Park Avenue Synagogue’s Historic Trip to Israel
By Rabbi Charles Savenor
At the end of December, Park Avenue Synagogue (PAS) of New York will lead a Congregational Trip to Israel to celebrate both Israel at 70 and PAS at 136. At a time when Israel has become a divisive topic in some parts of the Jewish world, our synagogue’s clergy, professional and lay leadership have emphasized the importance of this experience as an expression of our abiding commitment to Israel despite its political and spiritual differences and challenges.
While this trip was intended to celebrate these historical moments, the program has taken on historic significance in its own right. Over 450 members registered almost instantly for this multigenerational journey, which is one of, if not the largest, single synagogue trip to Israel in history.
This multifaceted experience offers five tracks that span from young families to adult learners with participants ranging in age from one year old to our most seasoned adult members. While each track has been designed to have its own age appropriate elements, all of the tracks will include common elements: celebrating religious pluralism, exploring how Israel uses Jewish values to promote inclusion, interactions with IDF lone soldiers and senior army leadership briefings, engaging in dialogue about the geopolitical situation, and participation in a Tikkun Olam project, such as Leket Israel.
As soon as the registration numbers came in, our team has spent time reflecting on the enthusiastic response to this trip. We believe that several factors are involved as follows:
- Commitment to Israel Engagement – Rabbi Elliot Cosgrove, educators and our leadership are dedicated to building Jewish identity that has Israel embedded it. Ten years ago when Rabbi Cosgrove began his tenure as PAS senior rabbi, he asserted that we would demonstrate our ongoing support for and relationship with Israel through a congregational trip every year. Adult study missions, young family trips and Bnei Mitzvah experiences are part of our annual planning.
- A Culture of Travel Education – Building upon the success of previous synagogue-wide missions to Israel, this annual commitment has created a culture of travel education in the congregation. We not only travel to Israel, but also to Poland, Hungary, Germany, the Czech Republic, and, in November 2019, Russia. Our education team gives as much attention to pre-trip orientations and post-trip engagement as to the itinerary and the day-to-day details of the journey itself. A pillar of our PAS travel philosophy is that a trip is just the beginning of our community building and learning experiences that continues long after we return to New York.
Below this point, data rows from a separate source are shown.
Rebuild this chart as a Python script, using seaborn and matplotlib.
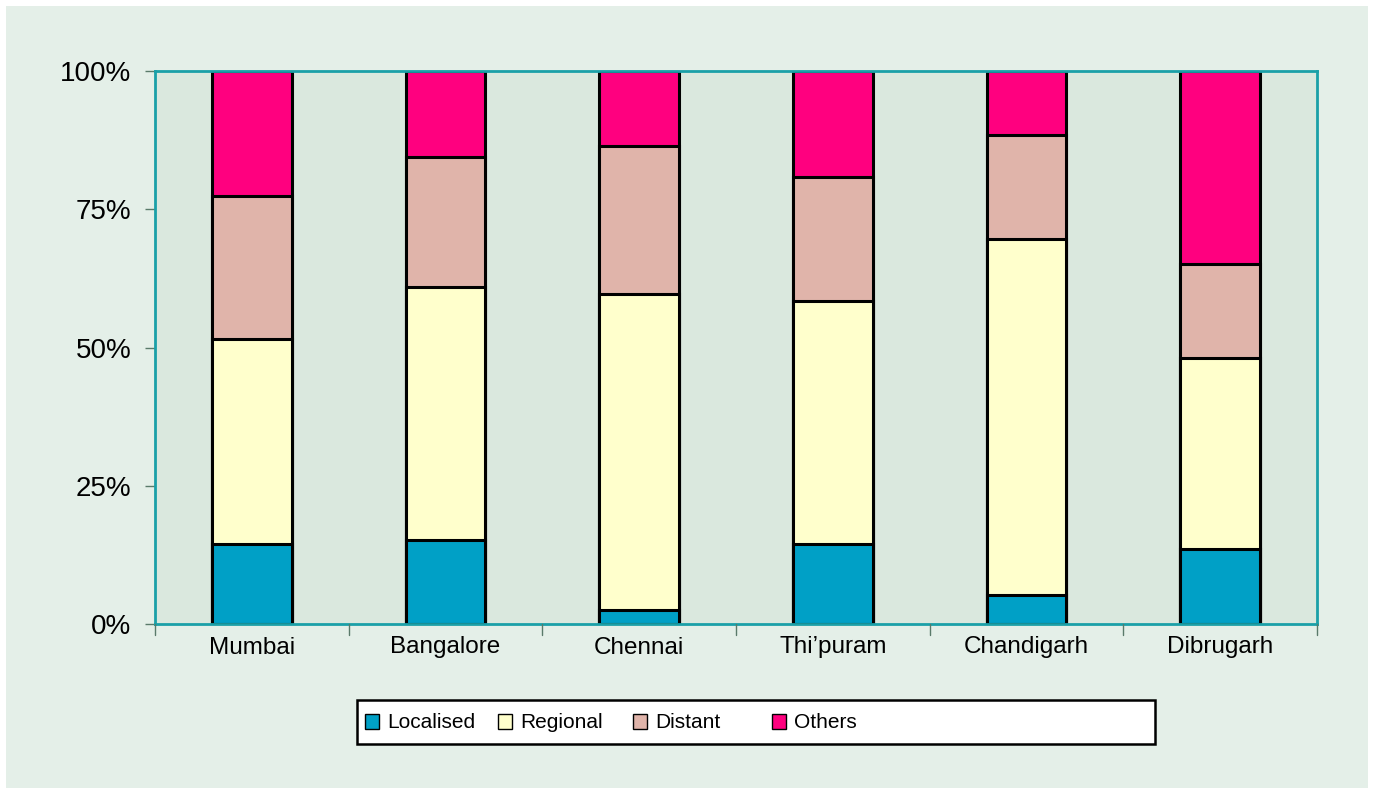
import numpy as np
import pandas as pd
import matplotlib
matplotlib.use("Agg")
import matplotlib.pyplot as plt
import seaborn as sns
from matplotlib.patches import Rectangle

# === Data (percent shares) ===
cities = ["Mumbai", "Bangalore", "Chennai", "Thi\u2019puram", "Chandigarh", "Dibrugarh"]
localised = [14.5, 15.2, 2.5, 14.5, 5.2, 13.6]
regional = [37.0, 45.7, 57.2, 43.9, 64.4, 34.5]
distant = [25.9, 23.5, 26.7, 22.4, 18.8, 17.0]
others = [22.6, 15.6, 13.6, 19.2, 11.6, 34.9]
series_names = ["Localised", "Regional", "Distant", "Others"]
colors = ["#00A0C6", "#FFFFCC", "#E0B4AA", "#FF007F"]
yticks = [0, 25, 50, 75, 100]
ytick_labels = ["0%", "25%", "50%", "75%", "100%"]

df = pd.DataFrame({
    "City": cities,
    "Localised": localised,
    "Regional": regional,
    "Distant": distant,
    "Others": others,
})
cum = df[series_names].cumsum(axis=1)
cum["City"] = df["City"]

sns.set_theme(style="white")
plt.rcParams["font.family"] = ["Liberation Sans", "DejaVu Sans"]

W, H = 1374, 794
fig = plt.figure(figsize=(W / 100, H / 100), dpi=100, facecolor="white")
# light green panel behind everything
fig.patches.append(Rectangle((6 / W, 6 / H), 1362 / W, 782 / H,
                             transform=fig.transFigure, facecolor="#E4EFE8",
                             edgecolor="none", zorder=-10))
ax = fig.add_axes([155 / W, 170 / H, 1162 / W, 553 / H])
ax.set_facecolor("#DAE8DE")

# stacked bars: draw cumulative totals from the top down
for name, col in zip(reversed(series_names), reversed(colors)):
    sns.barplot(data=cum, x="City", y=name, color=col, saturation=1,
                width=0.41, edgecolor="black", linewidth=2.2, ax=ax)

ax.set_ylim(0, 100)
ax.set_xlim(-0.5, len(cities) - 0.5)
ax.set_yticks(yticks)
ax.set_yticklabels(ytick_labels, fontsize=20, color="black")
ax.set_xticks(range(len(cities)))
ax.set_xticklabels(cities, fontsize=17.5, color="black")
ax.set_xlabel("")
ax.set_ylabel("")

# Excel-style ticks between categories
ax.tick_params(axis="x", length=0, pad=9)
ax.tick_params(axis="y", length=7, width=1, color="#5A7A6A", left=True, pad=10)
for b in np.arange(-0.5, len(cities), 1):
    ax.plot([b, b], [0, -1.9], color="#5A7A6A", lw=1, clip_on=False, zorder=5)

for side in ["top", "bottom", "left", "right"]:
    ax.spines[side].set_color("#1AA0A8")
    ax.spines[side].set_linewidth(2)

# legend box (Excel-style, wide frame with fixed-spaced entries)
fig.patches.append(Rectangle((357 / W, 1 - 744 / H), 798 / W, 44 / H,
                             transform=fig.transFigure, facecolor="white",
                             edgecolor="black", linewidth=1.8, zorder=1))
leg_x = [365, 498, 633, 772]
for x, name, col in zip(leg_x, series_names, colors):
    fig.patches.append(Rectangle((x / W, 1 - 729 / H), 14 / W, 15 / H,
                                 transform=fig.transFigure, facecolor=col,
                                 edgecolor="black", linewidth=1, zorder=2))
    fig.text((x + 22) / W, 1 - 722 / H, name, fontsize=15, va="center",
             ha="left", color="black", zorder=3)

plt.savefig("out.png", dpi=100, facecolor=fig.get_facecolor())
plt.close()
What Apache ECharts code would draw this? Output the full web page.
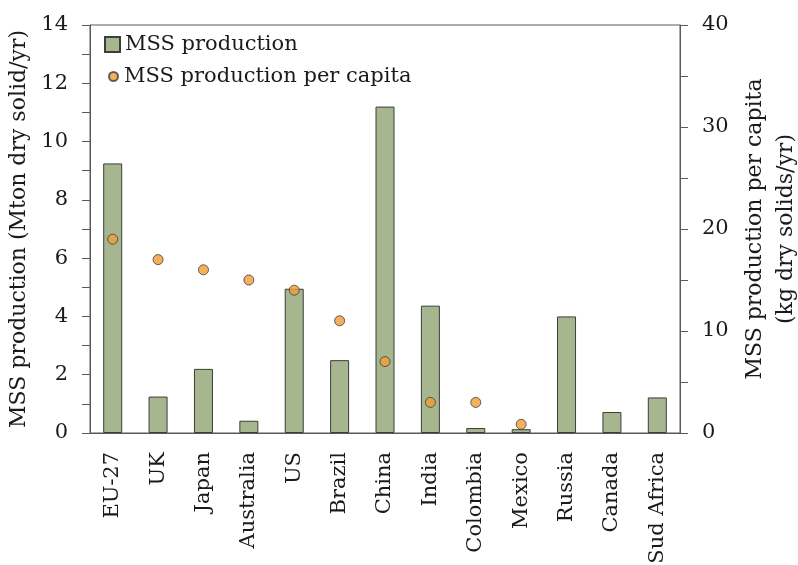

- Exploration with Our Eyes Wide Open – Israel education represents a pillar of our lifelong learning educational agenda. For instance, PAS spent 2018 focused on the theme of “Telling Israel’s Story“ with scholars and thought leaders like Danny Gordis, Rachel Korazim, Gil Troy, and Francine Klagsbrun. These session not only prepared trip participants for their experience overseas, but also engaged the entire congregation in a dynamic conversation about the blessings and complexity of the modern Jewish state. In addition to visiting innovation centers in “Start Up nation,” our PAS participants will explore Israel’s social challenges with Professor Avi Weiss of the Taub Center, engage in interfaith dialogue at Beit Ha’Gefen in Haifa, and meet with Haredim who secretly serve in the IDF. We do not shy away from Israel’s current challenges, rather we are committed to understanding the context and to imagining a homeland that represents the best of Jewish values.
- Embracing Jewish Peoplehood – One value that has framed this upcoming trip is religious pluralism. PAS leadership sees Israel as the homeland of all Jews and we are committed as a Conservative synagogue to this vision and ideal. While some aspects of Israelis society have been alienating to liberal Jews, such as the prayer space at the Western Wall, our upcoming trip represents an opportunity to demonstrate our love for the Jewish homeland that transcends politics. To reinforce our support of religious pluralism, the synagogue will donate a Sefer Torah to the Ezrat Yisrael, the section of the Kotel that is used for egalitarian prayer. What better birthday gift to the modern state of Israel than a reminder of what binds all Jews together spiritually and historically.
PAS appreciates that this level of engagement runs counter to the trends about synagogues in North America. This awareness shaped our leadership’s desire to position this trip as a statement of the vitality of Judaism in the diaspora. One expression of this that the weekend before the Congregational Trip, PAS will hold a Leadership Shabbaton with 61 board members in Tel Aviv. In addition to praying at local Masorti congregations and studying with Zohar Raviv, the Chief Education Officer of Birthright, the weekend will meet with new Jewish Agency head, Isaac Herzog, and conclude with our first ever board meeting in Israel that will be livestreamed back to the US so that all board members can participate.
Israel’s first prime minister, David Ben-Gurion, once said: “It’s not enough to be up to date, you have to be up to tomorrow.” The 450 Park Avenue Synagogue members are not just coming to Israel to commemorate historic occasions, but also to build a future together in which the relationship between Israel and diaspora will be stronger than ever.
Rabbi Charles Savenor is the Director of Congregational Education at Park Avenue Synagogue in New York.